Ben Gomes likes to connect his childhood experiences in Bengaluru with the mission he has at Google. Gomes, a Goan born in Tanzania, moved to Bengaluru when his father retired from his job at Tanzania. It was 1970. Bengaluru was still a garden city. Good weather, good schools. Gomes was two then.
He went to St Joseph’s Boys School. The teachers, he says, had a huge impact on the students. “The chemistry teacher, Mr Chatterjee, influenced a generation of students, imbued in them a love of science,” Gomes told TOI on a visit here last week. The previous day he had visited the school and interacted with students — he noted with regret that most of his teachers had passed away. Gomes was initially passionate about chemistry, but by the end of high school, he had also started learning to program. In high school, the British Council Library was his favourite haunt. Though he had to take two buses to get there.
“It was this education, this access to information, that enabled us to go to places we couldn’t have dreamt of going,” he says.
Gomes went to Case Western University, US, after school. And then did MS and PhD in computer science at the University of California in Berkeley. After a brief stint with Sun Microsystems, where he worked on the Java programming language, he joined Google in 1999, barely a few months after the company was founded. He was closely involved in the early search algorithms and, in subsequent years, was part of every fundamental change that happened in search. Last year, he was elevated to senior vice-president, with overall responsibility for search — the business that remains Google’s flagship.
With search, Gomes wants to give the same access to information to everyone that he enjoyed in Bengaluru. Even better. Gomes recollects that during his high school days, there were no books on electronics. “There was one graduate-level book, but I couldn’t understand it because I was a high school student,” he says.
But now, with the web and search, he hopes anyone can find information on any topic they are interested in and pursue that interest. Gomes is taking search into new frontiers. In its early days, it was about finding documents that contained the same words that users keyed in, though with a ranking based on what the Google algorithm figured were the most useful. But very soon, Google realised there was a deeper problem in search, which was the problem of language. For instance, many users misspelt words because they did not know how to spell them, and so did not get the results they were looking for. So Google found a way to help them correct their queries.

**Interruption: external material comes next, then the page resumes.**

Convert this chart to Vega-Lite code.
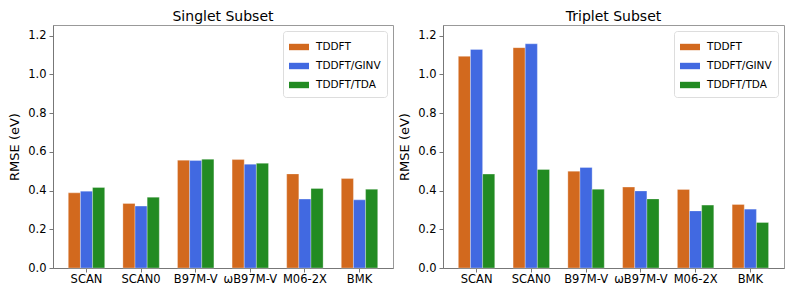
{
  "$schema": "https://vega.github.io/schema/vega-lite/v6.json",
  "padding": {"left": 8, "top": 9, "right": 5, "bottom": 3},
  "background": "white",
  "data": {"values": [
    {"subset": "Singlet", "functional": "SCAN", "method": "TDDFT", "rmse": 0.388},
    {"subset": "Singlet", "functional": "SCAN", "method": "TDDFT/GINV", "rmse": 0.397},
    {"subset": "Singlet", "functional": "SCAN", "method": "TDDFT/TDA", "rmse": 0.416},
    {"subset": "Singlet", "functional": "SCAN0", "method": "TDDFT", "rmse": 0.333},
    {"subset": "Singlet", "functional": "SCAN0", "method": "TDDFT/GINV", "rmse": 0.320},
    {"subset": "Singlet", "functional": "SCAN0", "method": "TDDFT/TDA", "rmse": 0.366},
    {"subset": "Singlet", "functional": "B97M-V", "method": "TDDFT", "rmse": 0.557},
    {"subset": "Singlet", "functional": "B97M-V", "method": "TDDFT/GINV", "rmse": 0.555},
    {"subset": "Singlet", "functional": "B97M-V", "method": "TDDFT/TDA", "rmse": 0.562},
    {"subset": "Singlet", "functional": "ωB97M-V", "method": "TDDFT", "rmse": 0.560},
    {"subset": "Singlet", "functional": "ωB97M-V", "method": "TDDFT/GINV", "rmse": 0.536},
    {"subset": "Singlet", "functional": "ωB97M-V", "method": "TDDFT/TDA", "rmse": 0.541},
    {"subset": "Singlet", "functional": "M06-2X", "method": "TDDFT", "rmse": 0.486},
    {"subset": "Singlet", "functional": "M06-2X", "method": "TDDFT/GINV", "rmse": 0.356},
    {"subset": "Singlet", "functional": "M06-2X", "method": "TDDFT/TDA", "rmse": 0.411},
    {"subset": "Singlet", "functional": "BMK", "method": "TDDFT", "rmse": 0.462},
    {"subset": "Singlet", "functional": "BMK", "method": "TDDFT/GINV", "rmse": 0.352},
    {"subset": "Singlet", "functional": "BMK", "method": "TDDFT/TDA", "rmse": 0.407},
    {"subset": "Triplet", "functional": "SCAN", "method": "TDDFT", "rmse": 1.093},
    {"subset": "Triplet", "functional": "SCAN", "method": "TDDFT/GINV", "rmse": 1.129},
    {"subset": "Triplet", "functional": "SCAN", "method": "TDDFT/TDA", "rmse": 0.485},
    {"subset": "Triplet", "functional": "SCAN0", "method": "TDDFT", "rmse": 1.138},
    {"subset": "Triplet", "functional": "SCAN0", "method": "TDDFT/GINV", "rmse": 1.158},
    {"subset": "Triplet", "functional": "SCAN0", "method": "TDDFT/TDA", "rmse": 0.509},
    {"subset": "Triplet", "functional": "B97M-V", "method": "TDDFT", "rmse": 0.500},
    {"subset": "Triplet", "functional": "B97M-V", "method": "TDDFT/GINV", "rmse": 0.519},
    {"subset": "Triplet", "functional": "B97M-V", "method": "TDDFT/TDA", "rmse": 0.407},
    {"subset": "Triplet", "functional": "ωB97M-V", "method": "TDDFT", "rmse": 0.418},
    {"subset": "Triplet", "functional": "ωB97M-V", "method": "TDDFT/GINV", "rmse": 0.398},
    {"subset": "Triplet", "functional": "ωB97M-V", "method": "TDDFT/TDA", "rmse": 0.357},
    {"subset": "Triplet", "functional": "M06-2X", "method": "TDDFT", "rmse": 0.406},
    {"subset": "Triplet", "functional": "M06-2X", "method": "TDDFT/GINV", "rmse": 0.295},
    {"subset": "Triplet", "functional": "M06-2X", "method": "TDDFT/TDA", "rmse": 0.325},
    {"subset": "Triplet", "functional": "BMK", "method": "TDDFT", "rmse": 0.328},
    {"subset": "Triplet", "functional": "BMK", "method": "TDDFT/GINV", "rmse": 0.304},
    {"subset": "Triplet", "functional": "BMK", "method": "TDDFT/TDA", "rmse": 0.235}
  ]},
  "spacing": 4,
  "resolve": {"scale": {"color": "independent", "y": "independent", "x": "independent"}},
  "hconcat": [
    {
      "title": "Singlet Subset",
      "width": 340,
      "height": 243,
      "transform": [{"filter": "datum.subset === 'Singlet'"}],
      "mark": {"type": "bar", "stroke": "white", "strokeWidth": 0.6, "strokeOpacity": 0.5},
      "encoding": {
        "x": {"field": "functional", "type": "nominal", "sort": ["SCAN", "SCAN0", "B97M-V", "ωB97M-V", "M06-2X", "BMK"], "scale": {"paddingInner": 0.333, "paddingOuter": 0.28}, "axis": {"title": null, "labelAngle": 0, "labelPadding": 1}},
        "xOffset": {"field": "method", "type": "nominal", "sort": ["TDDFT", "TDDFT/GINV", "TDDFT/TDA"], "scale": {"paddingInner": 0, "paddingOuter": 0}},
        "y": {"field": "rmse", "type": "quantitative", "scale": {"domain": [0, 1.255], "nice": false, "zero": true}, "axis": {"title": "RMSE (eV)", "values": [0, 0.2, 0.4, 0.6, 0.8, 1.0, 1.2], "format": ".1f"}},
        "color": {"field": "method", "type": "nominal", "sort": ["TDDFT", "TDDFT/GINV", "TDDFT/TDA"], "scale": {"domain": ["TDDFT", "TDDFT/GINV", "TDDFT/TDA"], "range": ["#D2691E", "#4169E1", "#228B22"]}, "legend": {"title": null, "orient": "top-right", "offset": 6}}
      }
    },
    {
      "title": "Triplet Subset",
      "width": 341,
      "height": 243,
      "transform": [{"filter": "datum.subset === 'Triplet'"}],
      "mark": {"type": "bar", "stroke": "white", "strokeWidth": 0.6, "strokeOpacity": 0.5},
      "encoding": {
        "x": {"field": "functional", "type": "nominal", "sort": ["SCAN", "SCAN0", "B97M-V", "ωB97M-V", "M06-2X", "BMK"], "scale": {"paddingInner": 0.333, "paddingOuter": 0.28}, "axis": {"title": null, "labelAngle": 0, "labelPadding": 1}},
        "xOffset": {"field": "method", "type": "nominal", "sort": ["TDDFT", "TDDFT/GINV", "TDDFT/TDA"], "scale": {"paddingInner": 0, "paddingOuter": 0}},
        "y": {"field": "rmse", "type": "quantitative", "scale": {"domain": [0, 1.255], "nice": false, "zero": true}, "axis": {"title": "RMSE (eV)", "values": [0, 0.2, 0.4, 0.6, 0.8, 1.0, 1.2], "format": ".1f"}},
        "color": {"field": "method", "type": "nominal", "sort": ["TDDFT", "TDDFT/GINV", "TDDFT/TDA"], "scale": {"domain": ["TDDFT", "TDDFT/GINV", "TDDFT/TDA"], "range": ["#D2691E", "#4169E1", "#228B22"]}, "legend": {"title": null, "orient": "top-right", "offset": 6}}
      }
    }
  ],
  "config": {
    "font": "DejaVu Sans",
    "view": {"stroke": "#999", "strokeWidth": 1},
    "title": {"fontSize": 14, "fontWeight": "normal", "color": "black", "offset": 1, "anchor": "middle"},
    "axis": {"grid": false, "labelFontSize": 11.5, "labelColor": "black", "titleFontSize": 13, "titleFontWeight": "normal", "titleColor": "black", "domainColor": "#777", "tickColor": "#777", "tickSize": 4, "labelPadding": 3, "titlePadding": 6},
    "legend": {"fillColor": "white", "strokeColor": "#ddd", "cornerRadius": 3, "padding": 6, "labelFontSize": 10.5, "labelColor": "black", "symbolType": "M-1,-0.32L1,-0.32L1,0.32L-1,0.32Z", "symbolSize": 400, "symbolStrokeWidth": 0, "symbolOpacity": 1, "rowPadding": 3, "labelOffset": 7}
  }
}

Ordinary users also used languages different from experts. While an expert would “replace” a tyre and “convert” a currency, a lay person typically would “change” the tyre and currency. So, Google found a way to get the right synonym based on the context — the other words in the query — to get the best results. It required understanding language, and it took years to build the system, though at the time they thought they would solve it in a week.

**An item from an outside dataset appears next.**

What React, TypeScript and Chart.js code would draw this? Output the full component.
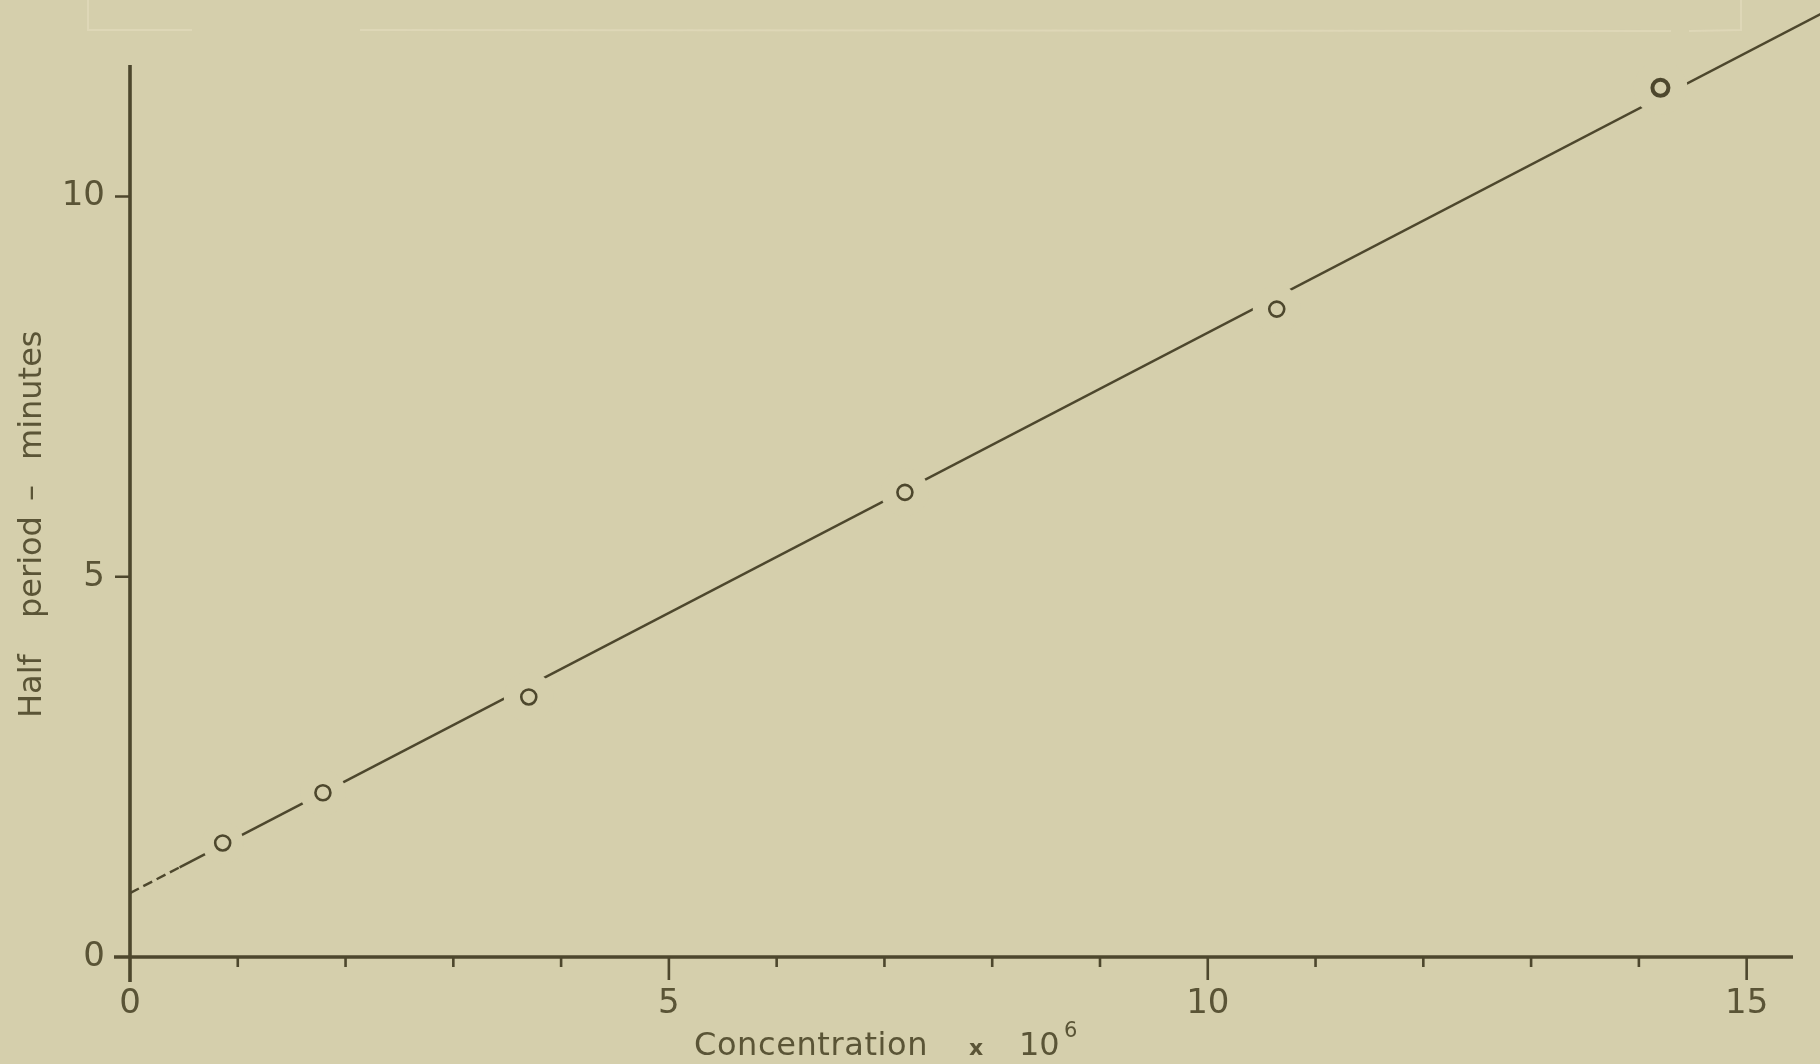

This was, however, still largely one word mapping to another. Google still couldn’t answer questions like ‘Who is the Prime Minister of India’ or ‘What are the ingredients in Mojito’. “We realised that if we have to begin to answer questions, we needed to have a model of the world,” says Gomes. So they set about building systems to connect just about everything in the world — people, places, things — to create what they called the knowledge graph, which became a big step-up for search.

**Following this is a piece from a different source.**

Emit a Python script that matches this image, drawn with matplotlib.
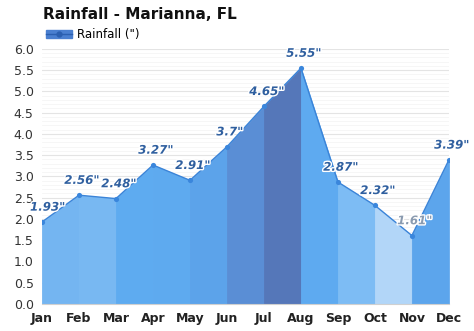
"""Monthly rainfall area chart for Marianna, FL."""

import matplotlib
matplotlib.use("Agg")
import matplotlib.pyplot as plt
import matplotlib.patheffects as pe
from matplotlib.lines import Line2D
from matplotlib.patches import Patch
from matplotlib.ticker import MultipleLocator

months = ["Jan", "Feb", "Mar", "Apr", "May", "Jun",
          "Jul", "Aug", "Sep", "Oct", "Nov", "Dec"]
rainfall = [1.93, 2.56, 2.48, 3.27, 2.91, 3.7,
            4.65, 5.55, 2.87, 2.32, 1.61, 3.39]
labels = ['1.93"', '2.56"', '2.48"', '3.27"', '2.91"', '3.7"',
          '4.65"', '5.55"', '2.87"', '2.32"', '1.61"', '3.39"']

# shade of each band between consecutive months
band_colors = ["#74b5f1", "#78b8f2", "#5eabf0", "#5eaaef", "#5ca3ea", "#5a8ed5",
               "#5577b9", "#5eaaf0", "#7dbcf4", "#b2d6f8", "#5ca5ec"]
label_colors = ["#2f5f9f"] * 10 + ["#8a9bb0", "#2f5f9f"]

fig = plt.figure(figsize=(4.74, 3.31), dpi=100)
ax = fig.add_axes([0.0886, 0.0816, 0.8584, 0.7704])

x = list(range(len(months)))
for i in range(len(x) - 1):
    ax.fill_between(x[i:i + 2], rainfall[i:i + 2], 0,
                    facecolor=band_colors[i], edgecolor=band_colors[i],
                    linewidth=0.6, zorder=2)

ax.plot(x, rainfall, color="#3b84d8", linewidth=1.0, zorder=3)
ax.scatter(x, rainfall, s=14, color="#3a86dc", zorder=4, linewidths=0)

for xi, yi, txt, c in zip(x, rainfall, labels, label_colors):
    dx = 4 if xi == 0 else 2
    ax.annotate(txt, (xi, yi), xytext=(dx, 6), textcoords="offset points",
                ha="center", va="bottom", fontsize=8.5, fontweight="bold",
                fontstyle="italic", color=c, zorder=5,
                path_effects=[pe.withStroke(linewidth=2, foreground="white")])

ax.set_xlim(0, 11)
ax.set_ylim(0, 6.0)
ax.yaxis.set_major_locator(MultipleLocator(0.5))
ax.yaxis.set_minor_locator(MultipleLocator(0.1))
ax.grid(axis="y", which="major", color="#e4e4e4", linewidth=0.8, zorder=0)
ax.grid(axis="y", which="minor", color="#f5f5f5", linewidth=0.6, zorder=0)
ax.set_axisbelow(True)

ax.set_xticks(x)
ax.set_xticklabels(months, fontsize=9, fontweight="bold", color="#222222")
ax.set_yticks([i * 0.5 for i in range(13)])
ax.set_yticklabels([f"{i * 0.5:.1f}" for i in range(13)], fontsize=9, color="#333333")
ax.tick_params(axis="both", which="both", length=0)
ax.tick_params(axis="y", pad=6)
ax.tick_params(axis="x", pad=6)
for side in ["top", "right", "left"]:
    ax.spines[side].set_visible(False)
ax.spines["bottom"].set_color("#d0d0d0")

fig.text(0.091, 0.955, "Rainfall - Marianna, FL", fontsize=11, fontweight="bold",
         color="#111111", va="center")

handle = (Patch(facecolor="#4a7fd0", edgecolor="#4a7fd0"),
          Line2D([], [], color="#2b5fb0", marker="o", markersize=3.5, linewidth=1))
fig.legend([handle], ['Rainfall (")'], loc="center left",
           bbox_to_anchor=(0.075, 0.895), frameon=False, fontsize=8.5,
           handlelength=2.2, handleheight=0.6, handletextpad=0.4)

fig.savefig("out.png", dpi=100, facecolor="white")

Now, Gomes is using machine learning, AI and neural networks to make the systems understand language even more. “These are enabling us to take bigger leaps,” he says.
They are being widely used in speech recognition and, as Google goes more and more into vernacular voice search, they are becoming invaluable. They are being used in vision processing. Google is beginning to tell you that a segment of a video — from this minute to that minute — may be relevant to your query.
More than anything else, they are being used to understand what a user means, instead of going literally by the words used. When there’s a burning issue, and you search for historical information related to it, Google often fails to understand your query, and lists the “news” links because that’s what most people are looking for.
“Twenty years into the problem, there are still so many interesting problems to solve,” says Gomes. “And that’s what makes the work so exciting.”